● **EXERCISE AIM**: Leave out the pictures and repeat the rest of the material exactly.

• • • • • • •

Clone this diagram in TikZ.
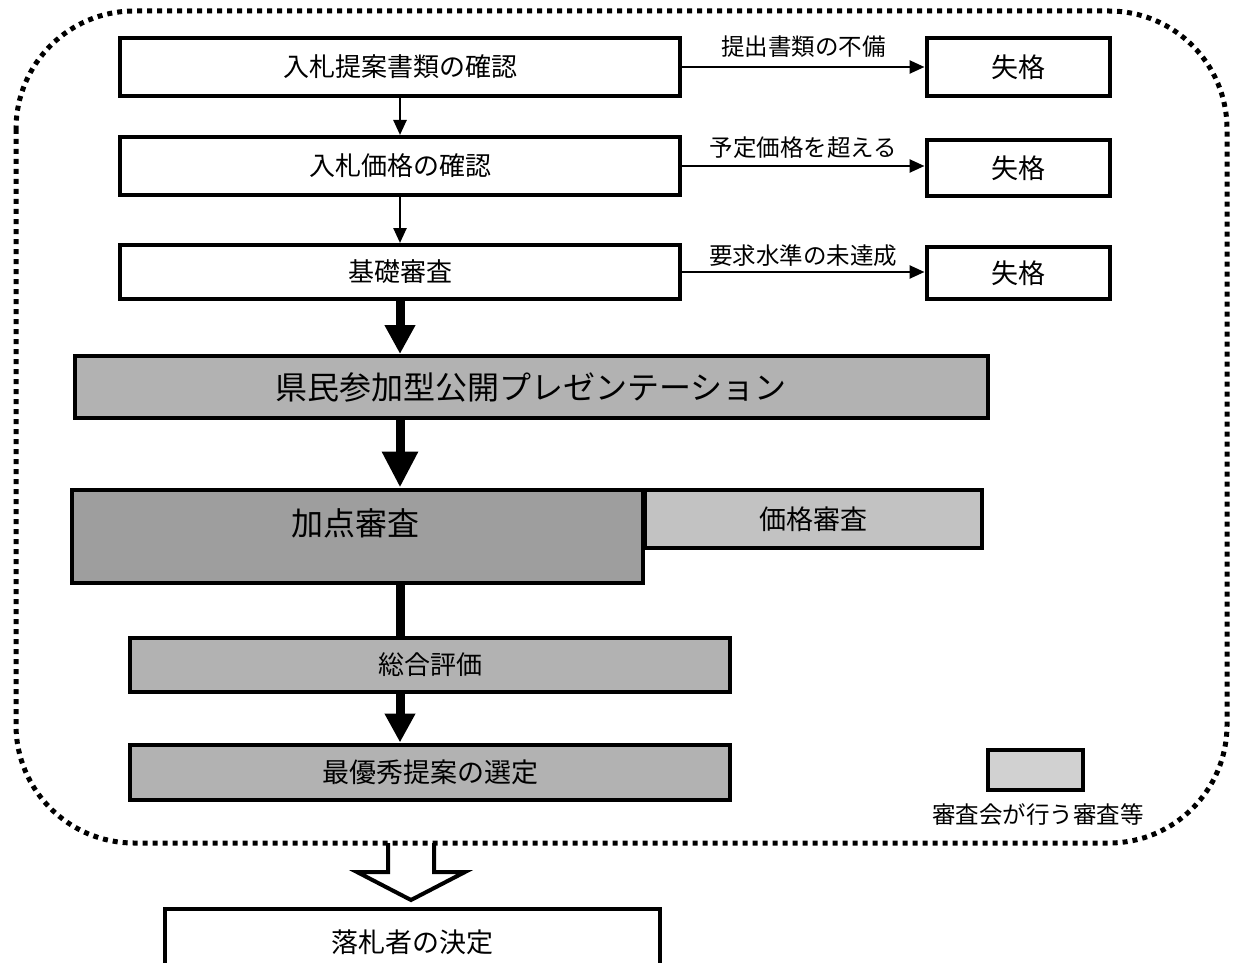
\documentclass[tikz,border=0pt]{standalone}
\usepackage{fontspec}
\setmainfont{Noto Sans CJK JP}
\usetikzlibrary{arrows.meta,calc}
\newcommand\fs[1]{\fontsize{#1}{#1}\selectfont}
\begin{document}
\begin{tikzpicture}[x=1pt,y=-1pt,
  box/.style={draw,line width=4pt,inner sep=0pt,font=\fs{26pt}},
  shade1/.style={fill=black!30},
  shade2/.style={fill=black!38},
  shade3/.style={fill=black!24},
  thinarr/.style={line width=2.5pt,-{Triangle[length=15pt,width=13pt]}},
  thickarr/.style={line width=9pt,-{Triangle[length=29pt,width=29pt]}},
  bigarr/.style={line width=9pt,-{Triangle[length=36pt,width=34pt]}},
  lbl/.style={font=\fs{23.5pt},inner sep=0pt}]
\useasboundingbox (0,0) rectangle (1235,963);
\fill[white] (0,0) rectangle (1235,963);
% dotted frame
\draw[line width=5pt,dash pattern=on 5pt off 5pt,rounded corners=118pt] (16,11) rectangle (1227,843);
% boxes
\node[box,minimum width=560pt,minimum height=58pt] (b1) at (400,67) {入札提案書類の確認};
\node[box,minimum width=560pt,minimum height=58pt] (b2) at (400,166) {入札価格の確認};
\node[box,minimum width=560pt,minimum height=54pt] (b3) at (400,272) {基礎審査};
\node[box,minimum width=183pt,minimum height=58pt,font=\fs{27pt}] (f1) at (1018,67) {失格};
\node[box,minimum width=183pt,minimum height=56pt,font=\fs{27pt}] (f2) at (1018,168) {失格};
\node[box,minimum width=183pt,minimum height=52pt,font=\fs{27pt}] (f3) at (1018,273) {失格};
\node[box,shade1,minimum width=913pt,minimum height=62pt,font=\fs{32pt}] (b4) at (531,387) {県民参加型公開プレゼンテーション};
\node[box,shade2,minimum width=571pt,minimum height=93pt,
  label={[font=\fs{32pt},inner sep=0pt,yshift=13pt,xshift=-2pt]center:加点審査}] (b5) at (357,536) {};
\node[box,shade3,minimum width=337pt,minimum height=58pt,font=\fs{27pt}] (b6) at (813,519) {価格審査};
\node[box,shade1,minimum width=600pt,minimum height=54pt,font=\fs{26pt}] (b7) at (430,665) {総合評価};
\node[box,shade1,minimum width=600pt,minimum height=55pt,font=\fs{27pt}] (b8) at (430,772) {最優秀提案の選定};
\node[box,minimum width=495pt,minimum height=66pt,font=\fs{27pt}] (b9) at (412,942) {落札者の決定};
% legend
\node[box,fill=black!18,minimum width=95pt,minimum height=40pt] (lg) at (1035,770) {};
\node[lbl] (lgt) at (1038,815) {審査会が行う審査等};
% thin arrows
\draw[thinarr] (b1.south) -- (b2.north);
\draw[thinarr] (b2.south) -- (b3.north);
\draw[thinarr] (b1.east) -- (f1.west);
\draw[thinarr] (b2.east) -- (b2.east -| f2.west);
\draw[thinarr] (b3.east) -- (b3.east -| f3.west);
\node[lbl] (l1) at ($(b1.east)!0.5!(f1.west)+(0,-20)$) {提出書類の不備};
\node[lbl] (l2) at ($(b2.east)!0.5!(b2.east -| f2.west)+(0,-18)$) {予定価格を超える};
\node[lbl] (l3) at ($(b3.east)!0.5!(b3.east -| f3.west)+(0,-16)$) {要求水準の未達成};
% thick arrows
\draw[thickarr] (b3.south) -- (b3.south |- b4.north);
\draw[bigarr] (b4.south -| b3.south) -- (b3.south |- b5.north);
\draw[line width=9pt] (b5.south -| b3.south) -- (b3.south |- b7.north);
\draw[thickarr] (b7.south -| b3.south) -- (b3.south |- b8.north);
% hollow block arrow
\coordinate (ba) at (411,843);
\draw[line width=4pt,line join=miter]
  ($(ba)+(-23,0)$) -- ($(ba)+(-23,29)$) -- ($(ba)+(-54,29)$) -- ($(ba)+(0,57)$)
  -- ($(ba)+(54,29)$) -- ($(ba)+(23,29)$) -- ($(ba)+(23,0)$);
\end{tikzpicture}
\end{document}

• • • • • • •

● **FINISHED EXERCISE**:
Clone this diagram in TikZ.
\documentclass[tikz,border=0pt]{standalone}
\usepackage{fontspec}
\setmainfont{Noto Sans CJK JP}
\usetikzlibrary{arrows.meta,calc}
\newcommand\fs[1]{\fontsize{#1}{#1}\selectfont}
\begin{document}
\begin{tikzpicture}[x=1pt,y=-1pt,
  box/.style={draw,line width=4pt,inner sep=0pt,font=\fs{26pt}},
  shade1/.style={fill=black!30},
  shade2/.style={fill=black!38},
  shade3/.style={fill=black!24},
  thinarr/.style={line width=2.5pt,-{Triangle[length=15pt,width=13pt]}},
  thickarr/.style={line width=9pt,-{Triangle[length=29pt,width=29pt]}},
  bigarr/.style={line width=9pt,-{Triangle[length=36pt,width=34pt]}},
  lbl/.style={font=\fs{23.5pt},inner sep=0pt}]
\useasboundingbox (0,0) rectangle (1235,963);
\fill[white] (0,0) rectangle (1235,963);
% dotted frame
\draw[line width=5pt,dash pattern=on 5pt off 5pt,rounded corners=118pt] (16,11) rectangle (1227,843);
% boxes
\node[box,minimum width=560pt,minimum height=58pt] (b1) at (400,67) {入札提案書類の確認};
\node[box,minimum width=560pt,minimum height=58pt] (b2) at (400,166) {入札価格の確認};
\node[box,minimum width=560pt,minimum height=54pt] (b3) at (400,272) {基礎審査};
\node[box,minimum width=183pt,minimum height=58pt,font=\fs{27pt}] (f1) at (1018,67) {失格};
\node[box,minimum width=183pt,minimum height=56pt,font=\fs{27pt}] (f2) at (1018,168) {失格};
\node[box,minimum width=183pt,minimum height=52pt,font=\fs{27pt}] (f3) at (1018,273) {失格};
\node[box,shade1,minimum width=913pt,minimum height=62pt,font=\fs{32pt}] (b4) at (531,387) {県民参加型公開プレゼンテーション};
\node[box,shade2,minimum width=571pt,minimum height=93pt,
  label={[font=\fs{32pt},inner sep=0pt,yshift=13pt,xshift=-2pt]center:加点審査}] (b5) at (357,536) {};
\node[box,shade3,minimum width=337pt,minimum height=58pt,font=\fs{27pt}] (b6) at (813,519) {価格審査};
\node[box,shade1,minimum width=600pt,minimum height=54pt,font=\fs{26pt}] (b7) at (430,665) {総合評価};
\node[box,shade1,minimum width=600pt,minimum height=55pt,font=\fs{27pt}] (b8) at (430,772) {最優秀提案の選定};
\node[box,minimum width=495pt,minimum height=66pt,font=\fs{27pt}] (b9) at (412,942) {落札者の決定};
% legend
\node[box,fill=black!18,minimum width=95pt,minimum height=40pt] (lg) at (1035,770) {};
\node[lbl] (lgt) at (1038,815) {審査会が行う審査等};
% thin arrows
\draw[thinarr] (b1.south) -- (b2.north);
\draw[thinarr] (b2.south) -- (b3.north);
\draw[thinarr] (b1.east) -- (f1.west);
\draw[thinarr] (b2.east) -- (b2.east -| f2.west);
\draw[thinarr] (b3.east) -- (b3.east -| f3.west);
\node[lbl] (l1) at ($(b1.east)!0.5!(f1.west)+(0,-20)$) {提出書類の不備};
\node[lbl] (l2) at ($(b2.east)!0.5!(b2.east -| f2.west)+(0,-18)$) {予定価格を超える};
\node[lbl] (l3) at ($(b3.east)!0.5!(b3.east -| f3.west)+(0,-16)$) {要求水準の未達成};
% thick arrows
\draw[thickarr] (b3.south) -- (b3.south |- b4.north);
\draw[bigarr] (b4.south -| b3.south) -- (b3.south |- b5.north);
\draw[line width=9pt] (b5.south -| b3.south) -- (b3.south |- b7.north);
\draw[thickarr] (b7.south -| b3.south) -- (b3.south |- b8.north);
% hollow block arrow
\coordinate (ba) at (411,843);
\draw[line width=4pt,line join=miter]
  ($(ba)+(-23,0)$) -- ($(ba)+(-23,29)$) -- ($(ba)+(-54,29)$) -- ($(ba)+(0,57)$)
  -- ($(ba)+(54,29)$) -- ($(ba)+(23,29)$) -- ($(ba)+(23,0)$);
\end{tikzpicture}
\end{document}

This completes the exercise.